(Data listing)
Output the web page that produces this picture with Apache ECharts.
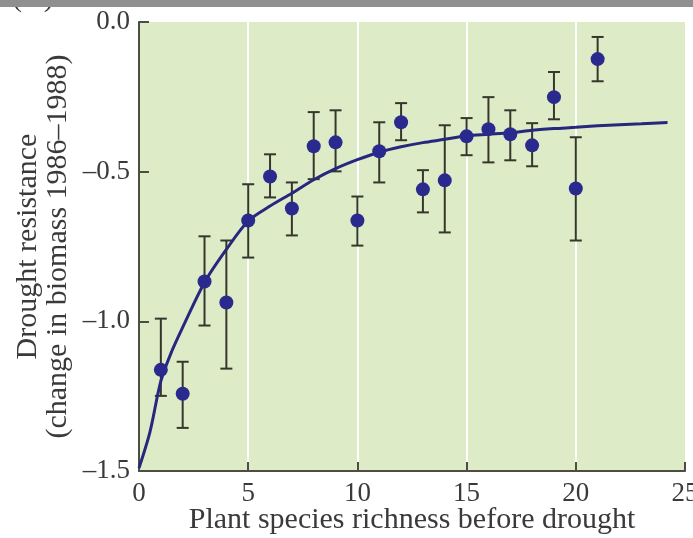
<!DOCTYPE html>
<html>
<head>
<meta charset="utf-8">
<script src="https://cdn.jsdelivr.net/npm/echarts@6/dist/echarts.min.js"></script>
<style>
html,body{margin:0;padding:0;background:#fff;overflow:hidden;}
#c{width:693px;height:538px;}
</style>
</head>
<body>
<div id="c"></div>
<script>
// Species richness (x) for each plot group
const richness = [1,2,3,4,5,6,7,8,9,10,11,12,13,14,15,16,17,18,19,20,21];
// Mean drought resistance
const meanResistance = [-1.162,-1.242,-0.867,-0.937,-0.663,-0.516,-0.623,-0.415,-0.402,-0.663,-0.432,-0.335,-0.559,-0.529,-0.382,-0.358,-0.375,-0.412,-0.251,-0.556,-0.124];
// Lower end of error bar
const errLow = [-1.249,-1.356,-1.014,-1.158,-0.787,-0.586,-0.713,-0.525,-0.499,-0.747,-0.536,-0.395,-0.636,-0.703,-0.445,-0.469,-0.462,-0.482,-0.325,-0.730,-0.198];
// Upper end of error bar
const errHigh = [-0.991,-1.135,-0.716,-0.730,-0.542,-0.442,-0.536,-0.301,-0.295,-0.583,-0.335,-0.271,-0.495,-0.345,-0.321,-0.251,-0.295,-0.338,-0.167,-0.385,-0.050];
// Fitted curve
const curveX = [0,0.5,1,1.5,2,3,4,5,6,7,8,9,10,11,12,13,14,15,16,17,18,19,20,21,22,23,24.2];
const curveY = [-1.49,-1.37,-1.20,-1.10,-1.02,-0.87,-0.76,-0.665,-0.615,-0.572,-0.527,-0.49,-0.46,-0.435,-0.417,-0.403,-0.392,-0.38,-0.375,-0.37,-0.362,-0.356,-0.352,-0.347,-0.343,-0.34,-0.336];
// Axis ticks
const xTicks = {min:0, max:25, interval:5};
const yTicks = {min:-1.5, max:0, interval:0.5};

const FONT = "'Liberation Serif','Times New Roman',serif";
const TXT = '#3a3a3a';
const AX = '#4d4d45';

const chart = echarts.init(document.getElementById('c'), null, {renderer:'canvas'});
const errData = richness.map((x,i)=>[x, errLow[i], errHigh[i]]);
const ptData = richness.map((x,i)=>[x, meanResistance[i]]);
const curveData = curveX.map((x,i)=>[x, curveY[i]]);

chart.setOption({
  animation:false,
  backgroundColor:'#ffffff',
  grid:{left:139, top:22, right:8, bottom:67, show:true, backgroundColor:'#deebc7', borderWidth:0,
        containLabel:false, outerBoundsMode:'none'},
  xAxis:{
    type:'value', min:xTicks.min, max:xTicks.max, interval:xTicks.interval,
    name:'Plant species richness before drought', nameLocation:'middle', nameGap:34, nameMoveOverlap:false,
    nameTextStyle:{fontFamily:FONT, fontSize:30, color:TXT},
    axisLine:{show:true, onZero:false, lineStyle:{color:AX, width:2}},
    axisTick:{show:true, inside:true, length:9, lineStyle:{color:AX, width:2}},
    axisLabel:{fontFamily:FONT, fontSize:27, color:TXT, margin:9, hideOverlap:false},
    splitLine:{show:true, showMinLine:false, showMaxLine:false, lineStyle:{color:'#ffffff', width:2}}
  },
  yAxis:{
    type:'value', min:yTicks.min, max:yTicks.max, interval:yTicks.interval,
    name:'Drought resistance\n(change in biomass 1986\u20131988)', nameLocation:'middle', nameGap:66, nameRotate:90,
    nameMoveOverlap:false,
    nameTextStyle:{fontFamily:FONT, fontSize:30, color:TXT, lineHeight:30},
    axisLine:{show:true, onZero:false, lineStyle:{color:AX, width:2}},
    axisTick:{show:true, inside:true, length:10, lineStyle:{color:AX, width:2}},
    axisLabel:{fontFamily:FONT, fontSize:27, color:TXT, margin:9,
      formatter:v=>v.toFixed(1).replace('-','\u2013')},
    splitLine:{show:false}
  },
  graphic:[
    {type:'text', x:12, y:-17, z:50, style:{text:'(A)', font:"30px 'Liberation Serif'", fill:TXT}},
    {type:'rect', shape:{x:0,y:0,width:693,height:7}, style:{fill:'#909090'}, z:100}
  ],
  series:[
    {
      type:'custom', z:2,
      data:errData,
      renderItem:function(params, api){
        const x = api.value(0);
        const top = api.coord([x, api.value(2)]);
        const bot = api.coord([x, api.value(1)]);
        const w = 6;
        const st = {stroke:'#36372b', lineWidth:2};
        return {type:'group', children:[
          {type:'line', shape:{x1:top[0], y1:top[1], x2:bot[0], y2:bot[1]}, style:st},
          {type:'line', shape:{x1:top[0]-w, y1:top[1], x2:top[0]+w, y2:top[1]}, style:st},
          {type:'line', shape:{x1:bot[0]-w, y1:bot[1], x2:bot[0]+w, y2:bot[1]}, style:st}
        ]};
      }
    },
    {
      type:'line', z:3, data:curveData, smooth:0.3, showSymbol:false, symbol:'none',
      lineStyle:{color:'#26277d', width:3}
    },
    {
      type:'scatter', z:4, data:ptData, symbol:'circle', symbolSize:14,
      itemStyle:{color:'#2a2a8e', opacity:1}
    }
  ]
});
</script>
</body>
</html>
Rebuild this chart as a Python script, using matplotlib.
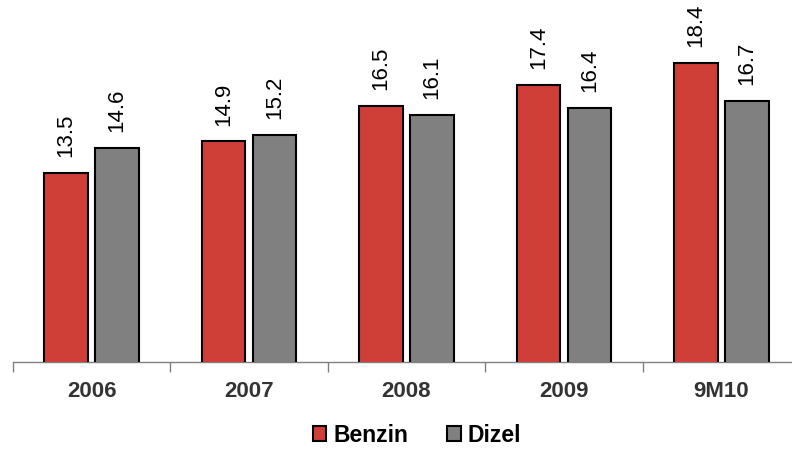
import numpy as np
import matplotlib.pyplot as plt
from matplotlib.patches import Patch

plt.rcParams['font.family'] = ['Liberation Sans', 'DejaVu Sans']

categories = ['2006', '2007', '2008', '2009', '9M10']
benzin = [13.5, 14.9, 16.5, 17.4, 18.4]
dizel = [14.6, 15.2, 16.1, 16.4, 16.7]

red = '#CF3F38'
gray = '#808080'

fig = plt.figure(figsize=(7.92, 4.49), dpi=100)
# the axis runs past the right edge of the picture, like the original
ax = fig.add_axes([13/792, 1 - 362/449, 787/792, 362/449])

x = np.arange(len(categories))
w = 0.278
off = 0.162
b1 = ax.bar(x - off, benzin, w, color=red, edgecolor='black', linewidth=1.5, zorder=3)
b2 = ax.bar(x + off, dizel, w, color=gray, edgecolor='black', linewidth=1.5, zorder=3)

ax.set_ylim(5.08, 21.2)
ax.set_xlim(-0.5, len(categories) - 0.5)

for rects, vals in ((b1, benzin), (b2, dizel)):
    for r, v in zip(rects, vals):
        ax.annotate(f'{v:.1f}', (r.get_x() + r.get_width() / 2, v),
                    xytext=(0, 11.5), textcoords='offset points',
                    rotation=90, ha='center', va='bottom', fontsize=16, color='black')

for s in ('top', 'right', 'left'):
    ax.spines[s].set_visible(False)
ax.spines['bottom'].set_color('#808080')
ax.spines['bottom'].set_linewidth(1)
ax.set_yticks([])

ax.set_xticks(np.arange(len(categories) + 1) - 0.5, minor=False)
ax.set_xticklabels([])
ax.tick_params(axis='x', which='major', length=7, color='#808080', width=1, direction='out')
ax.set_xticks(x, minor=True)
ax.set_xticklabels(categories, minor=True)
ax.tick_params(axis='x', which='minor', length=0, pad=14, labelsize=16, labelcolor='#333333')
for t in ax.get_xticklabels(minor=True):
    t.set_fontweight('bold')

handles = [Patch(facecolor=red, edgecolor='black', linewidth=1.5, label='Benzin'),
           Patch(facecolor=gray, edgecolor='black', linewidth=1.5, label='Dizel')]
fig.legend(handles=handles, loc='center', bbox_to_anchor=(417/792, 1 - 435/449),
           ncol=2, frameon=False, handlelength=0.6, handleheight=0.6,
           handletextpad=0.3, columnspacing=1.7,
           prop={'weight': 'bold', 'size': 16.5})

fig.savefig('out.png', dpi=100)
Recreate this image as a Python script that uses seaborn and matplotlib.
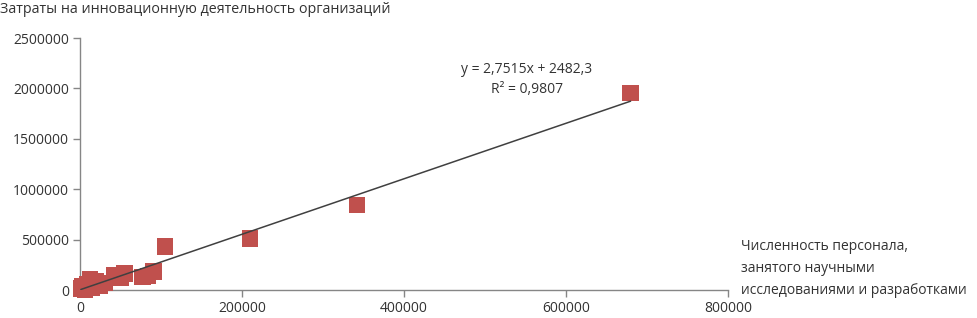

### Exercise directions
Are you able to set down all the lines above exactly, without any pictures?

### Task result
Output the web page that produces this picture with Apache ECharts.
<!DOCTYPE html>
<html>
<head>
<meta charset="utf-8">
<script src="https://cdn.jsdelivr.net/npm/echarts@6/dist/echarts.min.js"></script>
<style>
html,body{margin:0;padding:0;background:#fff;overflow:hidden;}
#c{width:693px;height:538px;}
</style>
</head>
<body>
<div id="c"></div>
<script>
// Species richness (x) for each plot group
const richness = [1,2,3,4,5,6,7,8,9,10,11,12,13,14,15,16,17,18,19,20,21];
// Mean drought resistance
const meanResistance = [-1.162,-1.242,-0.867,-0.937,-0.663,-0.516,-0.623,-0.415,-0.402,-0.663,-0.432,-0.335,-0.559,-0.529,-0.382,-0.358,-0.375,-0.412,-0.251,-0.556,-0.124];
// Lower end of error bar
const errLow = [-1.249,-1.356,-1.014,-1.158,-0.787,-0.586,-0.713,-0.525,-0.499,-0.747,-0.536,-0.395,-0.636,-0.703,-0.445,-0.469,-0.462,-0.482,-0.325,-0.730,-0.198];
// Upper end of error bar
const errHigh = [-0.991,-1.135,-0.716,-0.730,-0.542,-0.442,-0.536,-0.301,-0.295,-0.583,-0.335,-0.271,-0.495,-0.345,-0.321,-0.251,-0.295,-0.338,-0.167,-0.385,-0.050];
// Fitted curve
const curveX = [0,0.5,1,1.5,2,3,4,5,6,7,8,9,10,11,12,13,14,15,16,17,18,19,20,21,22,23,24.2];
const curveY = [-1.49,-1.37,-1.20,-1.10,-1.02,-0.87,-0.76,-0.665,-0.615,-0.572,-0.527,-0.49,-0.46,-0.435,-0.417,-0.403,-0.392,-0.38,-0.375,-0.37,-0.362,-0.356,-0.352,-0.347,-0.343,-0.34,-0.336];
// Axis ticks
const xTicks = {min:0, max:25, interval:5};
const yTicks = {min:-1.5, max:0, interval:0.5};

const FONT = "'Liberation Serif','Times New Roman',serif";
const TXT = '#3a3a3a';
const AX = '#4d4d45';

const chart = echarts.init(document.getElementById('c'), null, {renderer:'canvas'});
const errData = richness.map((x,i)=>[x, errLow[i], errHigh[i]]);
const ptData = richness.map((x,i)=>[x, meanResistance[i]]);
const curveData = curveX.map((x,i)=>[x, curveY[i]]);

chart.setOption({
  animation:false,
  backgroundColor:'#ffffff',
  grid:{left:139, top:22, right:8, bottom:67, show:true, backgroundColor:'#deebc7', borderWidth:0,
        containLabel:false, outerBoundsMode:'none'},
  xAxis:{
    type:'value', min:xTicks.min, max:xTicks.max, interval:xTicks.interval,
    name:'Plant species richness before drought', nameLocation:'middle', nameGap:34, nameMoveOverlap:false,
    nameTextStyle:{fontFamily:FONT, fontSize:30, color:TXT},
    axisLine:{show:true, onZero:false, lineStyle:{color:AX, width:2}},
    axisTick:{show:true, inside:true, length:9, lineStyle:{color:AX, width:2}},
    axisLabel:{fontFamily:FONT, fontSize:27, color:TXT, margin:9, hideOverlap:false},
    splitLine:{show:true, showMinLine:false, showMaxLine:false, lineStyle:{color:'#ffffff', width:2}}
  },
  yAxis:{
    type:'value', min:yTicks.min, max:yTicks.max, interval:yTicks.interval,
    name:'Drought resistance\n(change in biomass 1986\u20131988)', nameLocation:'middle', nameGap:66, nameRotate:90,
    nameMoveOverlap:false,
    nameTextStyle:{fontFamily:FONT, fontSize:30, color:TXT, lineHeight:30},
    axisLine:{show:true, onZero:false, lineStyle:{color:AX, width:2}},
    axisTick:{show:true, inside:true, length:10, lineStyle:{color:AX, width:2}},
    axisLabel:{fontFamily:FONT, fontSize:27, color:TXT, margin:9,
      formatter:v=>v.toFixed(1).replace('-','\u2013')},
    splitLine:{show:false}
  },
  graphic:[
    {type:'text', x:12, y:-17, z:50, style:{text:'(A)', font:"30px 'Liberation Serif'", fill:TXT}},
    {type:'rect', shape:{x:0,y:0,width:693,height:7}, style:{fill:'#909090'}, z:100}
  ],
  series:[
    {
      type:'custom', z:2,
      data:errData,
      renderItem:function(params, api){
        const x = api.value(0);
        const top = api.coord([x, api.value(2)]);
        const bot = api.coord([x, api.value(1)]);
        const w = 6;
        const st = {stroke:'#36372b', lineWidth:2};
        return {type:'group', children:[
          {type:'line', shape:{x1:top[0], y1:top[1], x2:bot[0], y2:bot[1]}, style:st},
          {type:'line', shape:{x1:top[0]-w, y1:top[1], x2:top[0]+w, y2:top[1]}, style:st},
          {type:'line', shape:{x1:bot[0]-w, y1:bot[1], x2:bot[0]+w, y2:bot[1]}, style:st}
        ]};
      }
    },
    {
      type:'line', z:3, data:curveData, smooth:0.3, showSymbol:false, symbol:'none',
      lineStyle:{color:'#26277d', width:3}
    },
    {
      type:'scatter', z:4, data:ptData, symbol:'circle', symbolSize:14,
      itemStyle:{color:'#2a2a8e', opacity:1}
    }
  ]
});
</script>
</body>
</html>
Rebuild this chart as a Python script, using matplotlib.
import numpy as np
import matplotlib.pyplot as plt
from matplotlib.patches import Patch

plt.rcParams['font.family'] = ['Liberation Sans', 'DejaVu Sans']

categories = ['2006', '2007', '2008', '2009', '9M10']
benzin = [13.5, 14.9, 16.5, 17.4, 18.4]
dizel = [14.6, 15.2, 16.1, 16.4, 16.7]

red = '#CF3F38'
gray = '#808080'

fig = plt.figure(figsize=(7.92, 4.49), dpi=100)
# the axis runs past the right edge of the picture, like the original
ax = fig.add_axes([13/792, 1 - 362/449, 787/792, 362/449])

x = np.arange(len(categories))
w = 0.278
off = 0.162
b1 = ax.bar(x - off, benzin, w, color=red, edgecolor='black', linewidth=1.5, zorder=3)
b2 = ax.bar(x + off, dizel, w, color=gray, edgecolor='black', linewidth=1.5, zorder=3)

ax.set_ylim(5.08, 21.2)
ax.set_xlim(-0.5, len(categories) - 0.5)

for rects, vals in ((b1, benzin), (b2, dizel)):
    for r, v in zip(rects, vals):
        ax.annotate(f'{v:.1f}', (r.get_x() + r.get_width() / 2, v),
                    xytext=(0, 11.5), textcoords='offset points',
                    rotation=90, ha='center', va='bottom', fontsize=16, color='black')

for s in ('top', 'right', 'left'):
    ax.spines[s].set_visible(False)
ax.spines['bottom'].set_color('#808080')
ax.spines['bottom'].set_linewidth(1)
ax.set_yticks([])

ax.set_xticks(np.arange(len(categories) + 1) - 0.5, minor=False)
ax.set_xticklabels([])
ax.tick_params(axis='x', which='major', length=7, color='#808080', width=1, direction='out')
ax.set_xticks(x, minor=True)
ax.set_xticklabels(categories, minor=True)
ax.tick_params(axis='x', which='minor', length=0, pad=14, labelsize=16, labelcolor='#333333')
for t in ax.get_xticklabels(minor=True):
    t.set_fontweight('bold')

handles = [Patch(facecolor=red, edgecolor='black', linewidth=1.5, label='Benzin'),
           Patch(facecolor=gray, edgecolor='black', linewidth=1.5, label='Dizel')]
fig.legend(handles=handles, loc='center', bbox_to_anchor=(417/792, 1 - 435/449),
           ncol=2, frameon=False, handlelength=0.6, handleheight=0.6,
           handletextpad=0.3, columnspacing=1.7,
           prop={'weight': 'bold', 'size': 16.5})

fig.savefig('out.png', dpi=100)
Recreate this image as a Python script that uses seaborn and matplotlib.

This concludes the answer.